Unlike the ASRock J4005 build where I realized part way through that I’d kneecapped myself in a number of ways, I don’t get the same sense here. This time I ended up with low idle power AND a pretty capable system that should be flexible even if repurposed in the future.
I’m quite happy with my component choices, though I’d be curious to know how the MSI PRO Z790-P DDR4 (one of the other motherboards I considered) would do in comparison. Functionality-wise the MSI has the advantage of 6xSATA ports, but it comes with the obvious downside of the notorious Intel 2.5G networking chip.
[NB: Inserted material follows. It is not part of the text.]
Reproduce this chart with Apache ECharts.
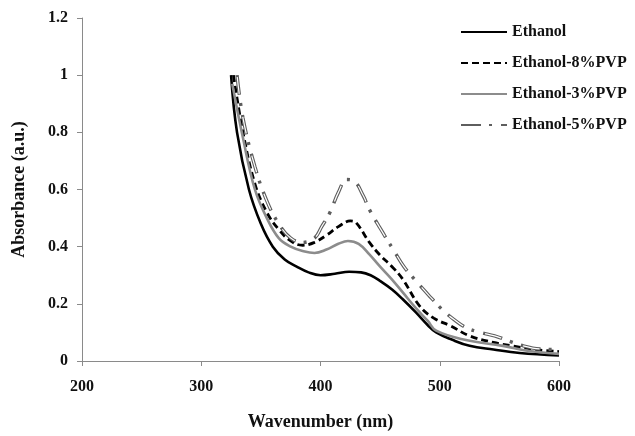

The MSI also has a PS/2 port and I’ve never actually checked to see if PS/2 keyboard power consumption is lower than USB (recall that I save 1 watt if I allow powertop to shut down the USB keyboard port). And of course it would be interesting to compare the ASPM and ALPM settings, and to see if the snags I hit with CPU-attached PCIe/M.2 slots exist in the same way.
While this system currently sits in the 15-16 watt range when idle with drives in standby, once all HDDs are replaced with SSDs, I’d expect idle consumption of around 10-11 watts which isn’t bad for 72TB worth of drives, 64GB of RAM, and a pretty decent processor.
I guess a lot of headaches could have been avoided if you found a board with more sata ports on it!
On my end I never managed to get my chip beyond C3. I purposefully tried to reduce the amount of excess components (like those SATA controllers, I'd read about how hit and miss they could be).
I'll double check my BIOS settings to make sure that I've enabled all the relevant things you mentioned in your piece.
Very interesting article, many thanks.
So you don’t care about ECC, some say it’s a must for an always on server especially with ZFS.
Also NVME’s seem to burn more fuel than SSD’s.
I am looking for a frugal ECC motherboard but did not find anything yet, W680 boards are hard to get.
In the meantime I am running Unraid on a J5040 Asrock board with two 1TB SSD’s in mirror and 3 mechanical WD’S that are sleeping most of the time.
The system burns 19 watt at idle, its was 16-17 watt (C6) before adding an Asmedia Controller (4). I will replace the old seasonic PSU by Corsair soon.